Anatomy of Photography: Introduction

Forty years ago, I shot my first roll of Kodachrome 25, and from that moment became immersed in the practice of colour photography. Kodachrome was a remarkable colour transparency film, made from 1936 to 2009, and at the time that Kodak ceased to sell it, I wrote a brief elegy about its history, its qualities and the particular skills and aesthetics that they fostered.

Photography and memory are of course intimately bound together, for good and ill, and since once out of childhood I never kept diaries, my regular—often daily—practice of photography forms the physical prop of my recollections.
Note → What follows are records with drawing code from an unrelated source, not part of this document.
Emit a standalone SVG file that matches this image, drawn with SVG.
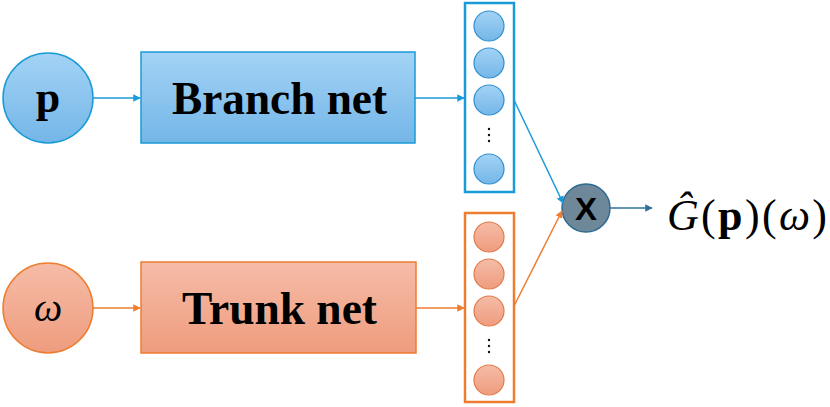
<svg xmlns="http://www.w3.org/2000/svg" width="830" height="407" viewBox="0 0 830 407">
<defs>
<linearGradient id="gb" x1="0" y1="0" x2="0" y2="1"><stop offset="0" stop-color="#a3d3f5"/><stop offset="1" stop-color="#74b6e8"/></linearGradient>
<linearGradient id="go" x1="0" y1="0" x2="0" y2="1"><stop offset="0" stop-color="#f5bca7"/><stop offset="1" stop-color="#ef9c7e"/></linearGradient>
<marker id="ab" viewBox="0 0 10 10" refX="9" refY="5" markerWidth="5" markerHeight="5" orient="auto"><path d="M0,0L10,5L0,10z" fill="#1a9bd7"/></marker>
<marker id="ao" viewBox="0 0 10 10" refX="9" refY="5" markerWidth="5" markerHeight="5" orient="auto"><path d="M0,0L10,5L0,10z" fill="#ed7d31"/></marker>
<marker id="ag" viewBox="0 0 10 10" refX="9" refY="5" markerWidth="5" markerHeight="5" orient="auto"><path d="M0,0L10,5L0,10z" fill="#2f7296"/></marker>
<style>
.b{fill:url(#gb);stroke:#1a9bd7;stroke-width:1.5}
.o{fill:url(#go);stroke:#ed7d31;stroke-width:1.5}
.bc{fill:url(#gb);stroke:#2e8fd0;stroke-width:1.2}
.oc{fill:url(#go);stroke:#e07a4a;stroke-width:1.2}
.cb{fill:#fff;stroke:#1a9bd7;stroke-width:2.5}
.co{fill:#fff;stroke:#ed7d31;stroke-width:2.5}
.t{font-family:"Liberation Serif",serif;font-weight:bold;fill:#000}
.lb{stroke:#1a9bd7;stroke-width:1.5;fill:none;marker-end:url(#ab)}
.lo{stroke:#ed7d31;stroke-width:1.5;fill:none;marker-end:url(#ao)}
.dot{fill:#111}
</style>
</defs>
<g id="p"><circle class="b" cx="48" cy="98" r="45"/><text class="t" x="48" y="112" font-size="44" text-anchor="middle">p</text></g>
<g id="omega"><circle class="o" cx="48" cy="308" r="45"/><text x="48" y="321" font-family="Liberation Serif,serif" font-style="italic" font-size="40" text-anchor="middle">ω</text></g>
<g id="branch"><rect class="b" x="141" y="52" width="274" height="91"/><text class="t" x="172" y="114" font-size="46" textLength="215" lengthAdjust="spacingAndGlyphs">Branch net</text></g>
<g id="trunk"><rect class="o" x="141" y="262" width="275" height="91"/><text class="t" x="182" y="324" font-size="46" textLength="195" lengthAdjust="spacingAndGlyphs">Trunk net</text></g>
<g id="bcol"><rect class="cb" x="465" y="3" width="49" height="189"/>
<circle class="bc" cx="489" cy="26" r="15"/><circle class="bc" cx="489" cy="63" r="15"/><circle class="bc" cx="489" cy="100" r="15"/><circle class="bc" cx="489" cy="169" r="15"/>
<circle class="dot" cx="489" cy="129" r="1.2"/><circle class="dot" cx="489" cy="135" r="1.2"/><circle class="dot" cx="489" cy="141" r="1.2"/></g>
<g id="ocol"><rect class="co" x="465" y="213" width="49" height="189"/>
<circle class="oc" cx="489" cy="237" r="15"/><circle class="oc" cx="489" cy="274" r="15"/><circle class="oc" cx="489" cy="311" r="15"/><circle class="oc" cx="489" cy="380" r="15"/>
<circle class="dot" cx="489" cy="340" r="1.2"/><circle class="dot" cx="489" cy="346" r="1.2"/><circle class="dot" cx="489" cy="352" r="1.2"/></g>
<g id="mult"><circle cx="586" cy="208" r="24" fill="#6e8799" stroke="#2e6b92" stroke-width="1.5"/><text x="586" y="220" font-family="Liberation Sans,sans-serif" font-weight="bold" font-size="32" text-anchor="middle" textLength="22" lengthAdjust="spacingAndGlyphs">X</text></g>
<g id="out"><text x="667" y="230" font-family="Liberation Serif,serif" font-size="44" textLength="160" lengthAdjust="spacing"><tspan font-style="italic">Ĝ</tspan>(<tspan font-weight="bold">p</tspan>)(<tspan font-style="italic">ω</tspan>)</text></g>
<g id="connectors">
<line class="lb" x1="93" y1="98" x2="140" y2="98"/>
<line class="lb" x1="415" y1="98" x2="464" y2="98"/>
<line class="lo" x1="93" y1="308" x2="140" y2="308"/>
<line class="lo" x1="416" y1="308" x2="464" y2="308"/>
<line class="lb" x1="514" y1="100" x2="563" y2="203"/>
<line class="lo" x1="514" y1="306" x2="562" y2="211"/>
<line x1="610" y1="208" x2="652" y2="208" stroke="#2f7296" stroke-width="1.5" marker-end="url(#ag)"/>
</g>
</svg>
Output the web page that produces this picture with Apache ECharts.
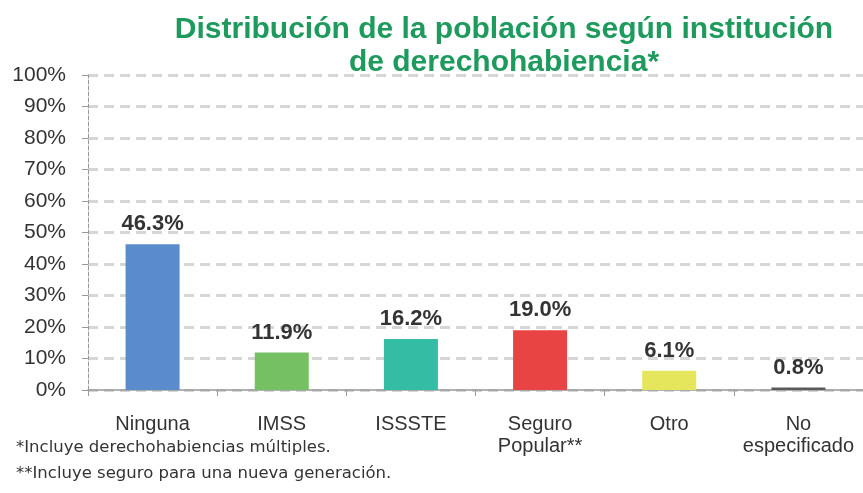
<!DOCTYPE html>
<html>
<head>
<meta charset="utf-8">
<script src="https://cdn.jsdelivr.net/npm/echarts@6/dist/echarts.min.js"></script>
<style>
html,body{margin:0;padding:0;background:#fff;}
#main{width:863px;height:493px;}
</style>
</head>
<body>
<div id="main"></div>
<script>
var categorias = ['Ninguna', 'IMSS', 'ISSSTE', 'Seguro\nPopular**', 'Otro', 'No\nespecificado'];
var valores = [46.3, 11.9, 16.2, 19.0, 6.1, 0.8];
var colores = ['#5a8ccb', '#74c062', '#35bca5', '#e94444', '#e5e65c', '#5a5a5a'];
var ticksY = [0, 10, 20, 30, 40, 50, 60, 70, 80, 90, 100];

var fuente = '"Liberation Sans", Arial, sans-serif';
var myChart = echarts.init(document.getElementById('main'));
var option = {
  animation: false,
  title: {
    text: 'Distribución de la población según institución\nde derechohabiencia*',
    left: 499,
    top: 8,
    textAlign: 'center',
    textStyle: {
      color: '#1d9a5c',
      fontFamily: fuente,
      fontSize: 30,
      fontWeight: 'bold',
      lineHeight: 33
    }
  },
  graphic: [
    {
      type: 'text', left: 16, top: 439,
      style: { text: '*Incluye derechohabiencias múltiples.', fill: '#333', font: '16.5px "DejaVu Sans", sans-serif' }
    },
    {
      type: 'text', left: 16, top: 465,
      style: { text: '**Incluye seguro para una nueva generación.', fill: '#333', font: '16.5px "DejaVu Sans", sans-serif' }
    }
  ],
  grid: {
    left: 88,
    right: -4,
    top: 75,
    bottom: 103
  },
  xAxis: {
    type: 'category',
    data: categorias,
    axisLine: { lineStyle: { color: '#999', width: 1.5 } },
    axisTick: { show: true, length: 6, lineStyle: { color: '#999' } },
    axisLabel: {
      interval: 0,
      color: '#333',
      fontFamily: fuente,
      fontSize: 20,
      lineHeight: 22,
      margin: 23,
      verticalAlign: 'top'
    }
  },
  yAxis: {
    type: 'value',
    min: 0,
    max: 100,
    interval: 10,
    axisLine: { show: true, lineStyle: { color: '#999', type: 'dashed', width: 1 } },
    axisTick: { show: true, length: 6, lineStyle: { color: '#999' } },
    axisLabel: {
      color: '#333',
      fontFamily: fuente,
      fontSize: 21,
      margin: 22,
      formatter: function (v) { return ticksY.indexOf(v) >= 0 ? v + '%' : ''; }
    },
    splitLine: { lineStyle: { color: '#d6d6d6', type: [10, 6], width: 3 } }
  },
  series: [
    {
      type: 'bar',
      barWidth: 54,
      data: valores.map(function (v, i) {
        return { value: v, itemStyle: { color: colores[i] } };
      }),
      label: {
        show: true,
        position: 'top',
        distance: 9,
        color: '#333',
        fontFamily: fuente,
        fontSize: 22,
        fontWeight: 'bold',
        formatter: function (p) { return p.value.toFixed(1) + '%'; }
      }
    }
  ]
};
myChart.setOption(option);
</script>
</body>
</html>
So, for as long as I am able, I will pursue memory and photography at once, revisiting the photos that I took four decades on, month by month (using the dates Kodak stamped on the slide mounts), and bringing a remembered past and the present into juxtaposition.

This project will, I hope, engage those who are interested in the analogue past of photography, in the workings and frailties of memory, in the manner in which photography forms and deforms memory, and—since my photography was always at least partly documentary—in the past that camera and film recorded. There is much psychological study on the way in which a coherent identity is assembled by the false mapping back of the ideas, attitudes, feelings and temperament of the present personality onto past selves. I know, though currently cannot quite feel, the mental disruptions that brought me to photography in the first place. It is with trepidation, then, that I reopen those old yellow boxes of slides.